After a decade of progressively supporting climate technology entrepreneurs in Kenya, the Kenya Climate Innovation Center (KCIC) has extended its reach to Uganda and Tanzania with a program under its renewable energy thematic area, designed to bolster SMEs that are leveraging solar energy in various agricultural value chains.
Funded by the Charles Stewart Mott Foundation, the ‘Productive Use of Solar Energy’ (PUSE) program is supporting 30 SMEs in Kenya, Uganda and Tanzania that are offering solar solutions in different agricultural value chains, from dairy, horticulture, to aquaculture.
Following the official launch of the program, KCIC has conducted an intensive three-day bootcamp to the selected enterprises in Nairobi, Dar es Salaam, and Kampala. Running from 11-14 July, the bootcamps sought to implement technical training to the companies for growth acceleration, undertake gap analysis validation, and identify five companies per country for result-based grants.
“Our aim is to help these companies become bankable and be able to effectively communicate their solutions. From the three bootcamps, we see that there’s significant lack of awareness of opportunities in this space and how to tap into them. Which is why the topics covered in the bootcamp included investor-readiness, business management, and a deep dive into the trends in the solar energy market,” said KCIC’s Saumu Ismail.
The program will be helping the enterprises unlock the potential of solar energy through access to finance and technical assistance, including product development support, product testing, among others.
For John Kinyage, the CEO of Aquacom, a Tanzanian provider of solar-powered aquaculture technologies, the bootcamp proved transformative, leading his company to secure results-based financing. He expressed enthusiasm for utilizing the funding to install solar-powered fish freezers in areas without reliable electricity.
“We don’t normally get such opportunities for technical trainings, for free! I have realized we’ve been skipping a lot of stuff in business management that is crucial for our growth. I am now confident that we are taking Aquacom across the border!” said a determined Kinyage.

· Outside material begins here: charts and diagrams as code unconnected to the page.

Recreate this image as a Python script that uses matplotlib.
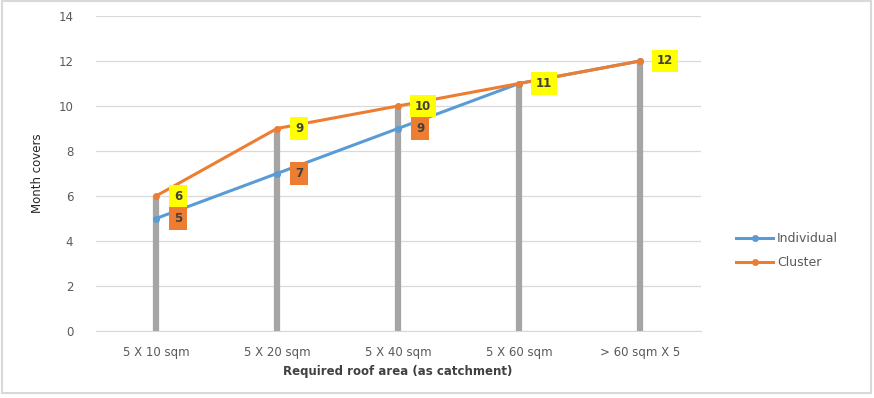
import numpy as np
import matplotlib
matplotlib.use("Agg")
import matplotlib.pyplot as plt

# roof area categories and months of storage cover
categories = ["5 X 10 sqm", "5 X 20 sqm", "5 X 40 sqm", "5 X 60 sqm", "> 60 sqm X 5"]
individual = [5, 7, 9, 11, 12]
cluster = [6, 9, 10, 11, 12]
# which points get a value label
individual_labels = [True, True, True, False, False]
cluster_labels = [True, True, True, True, True]

blue = "#5b9bd5"
orange = "#ed7d31"
grey = "#a5a5a5"

fig = plt.figure(figsize=(8.74, 3.98), dpi=100)
ax = fig.add_axes([95.5 / 874, 67 / 398, 605 / 874, 315 / 398])

x = np.arange(len(categories))
top = np.maximum(individual, cluster)

# drop lines from the axis up to the highest point
ax.vlines(x, 0, top, colors=grey, linewidth=4.5, zorder=2)

ax.plot(x, individual, color=blue, linewidth=2.2, marker="o", markersize=4,
        label="Individual", zorder=3)
ax.plot(x, cluster, color=orange, linewidth=2.2, marker="o", markersize=4,
        label="Cluster", zorder=4)

for xi, v, show in zip(x, individual, individual_labels):
    if show:
        ax.annotate(str(v), (xi, v), xytext=(16, 0), textcoords="offset points",
                    ha="center", va="center", fontsize=8.5, fontweight="bold",
                    color="#404040", zorder=6,
                    bbox=dict(boxstyle="square,pad=0.4", fc=orange, ec="none"))
for xi, v, show in zip(x, cluster, cluster_labels):
    if show:
        ax.annotate(str(v), (xi, v), xytext=(16 if v < 10 else 18, 0),
                    textcoords="offset points", ha="center", va="center",
                    fontsize=8.5, fontweight="bold", color="#404040", zorder=6,
                    bbox=dict(boxstyle="square,pad=0.4", fc="#ffff00", ec="none"))

ax.set_xlim(-0.5, len(categories) - 0.5)
ax.set_ylim(0, 14)
ax.set_yticks(range(0, 15, 2))
ax.set_xticks(x)
ax.set_xticklabels(categories)
ax.tick_params(axis="both", length=0, labelsize=8.5, colors="#595959")
ax.tick_params(axis="x", pad=11)
ax.tick_params(axis="y", pad=16)
ax.grid(axis="y", color="#d9d9d9", linewidth=0.9)
ax.set_axisbelow(True)
for side in ["top", "right", "left"]:
    ax.spines[side].set_visible(False)
ax.spines["bottom"].set_color("#d9d9d9")

ax.set_ylabel("Month covers", fontsize=8.5, color="#262626", labelpad=10)
ax.set_xlabel("Required roof area (as catchment)", fontsize=8.5, fontweight="bold",
              color="#404040", labelpad=4)

ax.legend(loc="center left", bbox_to_anchor=(1.04, 0.255),
          frameon=False, fontsize=9, labelcolor="#595959", handlelength=3,
          labelspacing=0.9, handletextpad=0.3)

# thin frame around the chart area
fig.patches.append(plt.Rectangle((0.002, 0.012), 0.994, 0.985, transform=fig.transFigure,
                                 fill=False, ec="#d9d9d9", lw=1.5))

fig.savefig("out.png", dpi=100)
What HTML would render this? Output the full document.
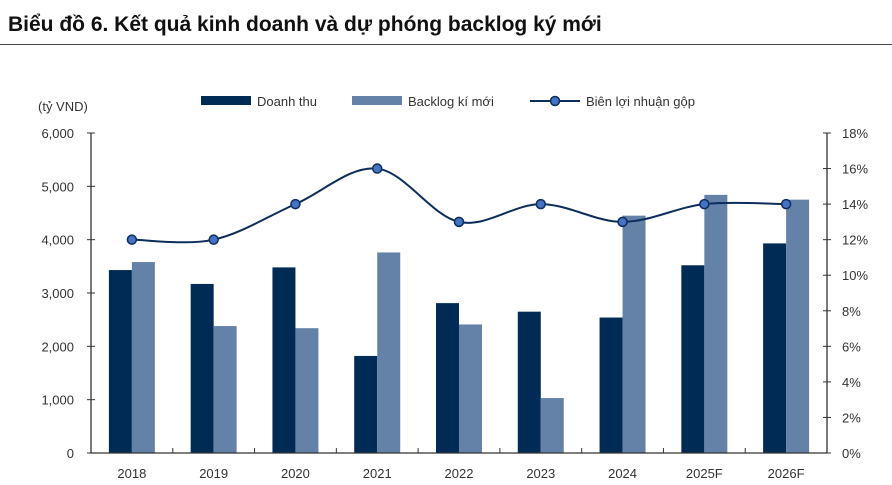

For Ensol Ltd., a solar energy company in Dar es Salaam, a huge opportunity exists in the country’s dairy sector, where a lack of reliable cooling facilities and power accessibility hampers milk reaching the market.
“This is one of the areas we will be targeting in our growth through KCIC support, as we continue to seek more investment in our company. Also, one of the key lessons I’ve learnt here is that investors invest in people, not companies,” said Ensol’s Prosper Magali.
The challenges facing the dairy sector are not unique to Tanzania alone; Nairobi-based Techwin Limited has been addressing similar issues across Kenya’s dairy processing sectors.
“The safety of dairy products in the Kenyan market is affected by numerous factors, including poor handling, storage, processing, and packaging. With support from KCIC, we are looking at scaling up and even undertaking more capacity building for dairy farmers across the country,” said Techwin’s Queen Lombaka.
The bootcamp fostered a collaborative atmosphere, with entrepreneurs like Innocent Ayebare from Heden Engineering solutions in Kampala expressing excitement about implementing new insights gained during the program. Heden Engineering Solutions offers sustainable engineering solutions, including solar products, with the aim of contributing to a cleaner and healthier environment.
During the Kenyan bootcamp in Nairobi, KCIC CEO Joseph Murabula stressed the crucial role of energy in various entrepreneurial value chains and its potential to uplift livelihoods. He expressed the organization’s commitment to piloting the program and closely monitoring the trends in productive solar energy usage in East Africa, with the intention of scaling it up in the near future.
The “Productive Use of Solar Energy” program signifies a remarkable stride towards sustainable energy solutions, economic growth, and environmental stewardship across East Africa. With the combined efforts of KCIC and the participating enterprises, the region is poised to unlock the potential of solar energy in transforming agricultural value chains and improving livelihoods.